For the record, timing Julia here on my computer (ryzen 3600 cpu) which just calls out to GMP

julia> s="1"^100_000_000;
julia> @time parse(BigInt, s);
  7.546348 seconds (137.31 k allocations: 2.772 GiB, 0.29% gc time)

so my guess is this is just Ruby calling out to GMP on a slower cpu.

tim.one · September 13, 2022, 4:45am

Seems likely. Adding “puts Integer::GMP_VERSION” to Stefan’s code, on the server he linked to, displays “GMP 6.1.2”.

tim.one · September 13, 2022, 4:48am

Such a calculator would almost certainly be programmed to use the decimal module .

Rosuav · September 13, 2022, 7:39am

I don’t know enough about the vulnerability to test it. Maybe my computer’s too fast to see it, but x = json.loads("9" * 50000) is practically instant. Do we have actual demonstration code to play with?

Rosuav · September 13, 2022, 7:55am

Cranking the length up suggests that MAYBE there’s a problem around the million-digit mark. Here’s Python and Pike on the same CPU:

>>> start = time.time(); x = json.loads("9" * 1_000_000); print(time.time() - start); x = json.dumps(x); print(time.time() - start)
3.963656425476074
14.79038691520691

> gauge {x = Standards.JSON.decode("9" * 1000000);};
(10) Result: 0.05868104
> gauge {x = Standards.JSON.encode(x);};
(11) Result: 0.106752528

With Pike, it starts to drag when I get to ten million or a hundred million, and yes, it’s superlinear time complexity (half a second for 10M, ten seconds for 100M). But I’m not sure how to validly test for this as a vulnerability. If a remote attacker is sending me 10MB of JSON data to parse, I’m going to be feeling the squeeze from having to transfer that data around long before the CPU cost is a problem. Maybe the one-million figure from Python could be a problem, but 4300 digits is hardly the limiting factor.

jpodivin · September 13, 2022, 9:59am

I feel like there are two problems being conflated here.

Solution to the security issue having undesirable effects.
Process used to determine what that solution would look like being too opaque.

It may be helpful for the discourse to separate these. On the other hand, one plays into the other.

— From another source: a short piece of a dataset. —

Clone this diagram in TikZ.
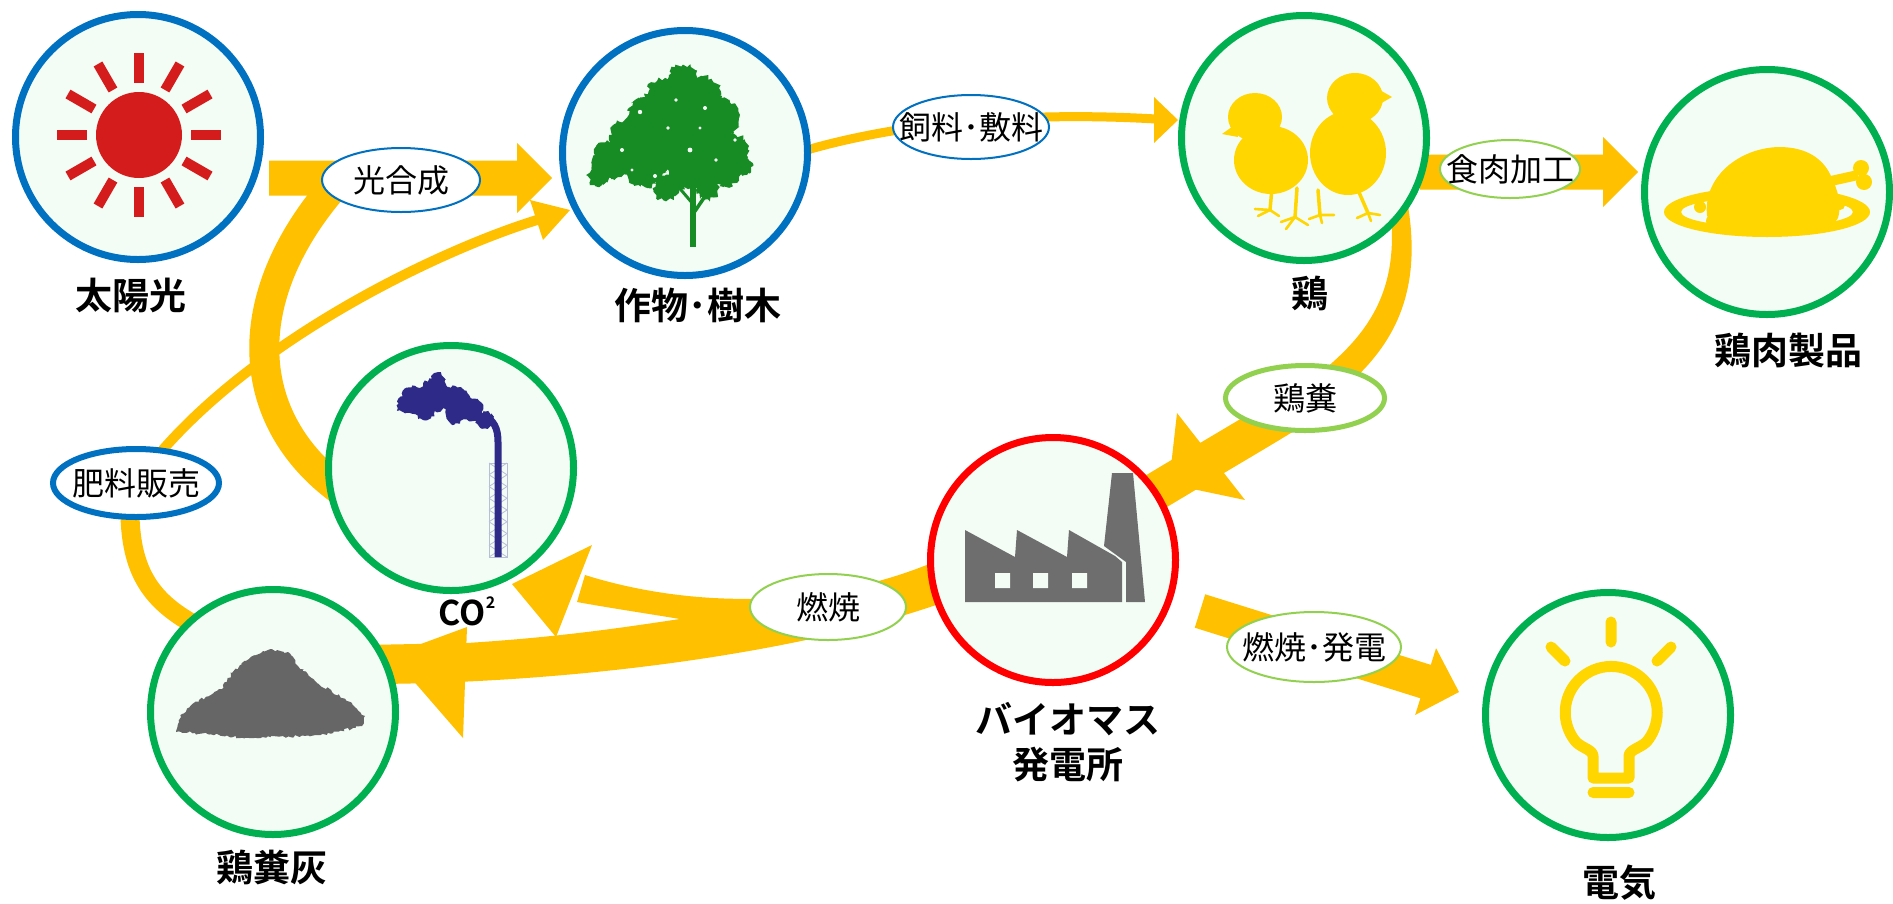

Maybe, if folks could see some record of the discussion that led to this solution, they would be more inclined to trust it? I suppose there is an archive somewhere.

deadeye · September 13, 2022, 10:30am

I like the change because it makes Python safer. I have only one question. From where comes the value 4300 for maximum digits? Why 4300 and not 4301?

MarkCBell · September 13, 2022, 10:46am

Just for awareness, this has also broken a number of problem set for students. For example, “What is the leading / trailing / 500th digit of 4^(5^6)? How many times does each digit appear?”. Students used to be able to solve by doing something like:

n = 4 ** (5 ** 6)
s = str(n)
print(s[0], s[-1], s[-500]))

from collections import Counter
print(Counter(s))

Of course, the second line now raises a ValueError since our cloud learning environments have all updated to the latest patch release.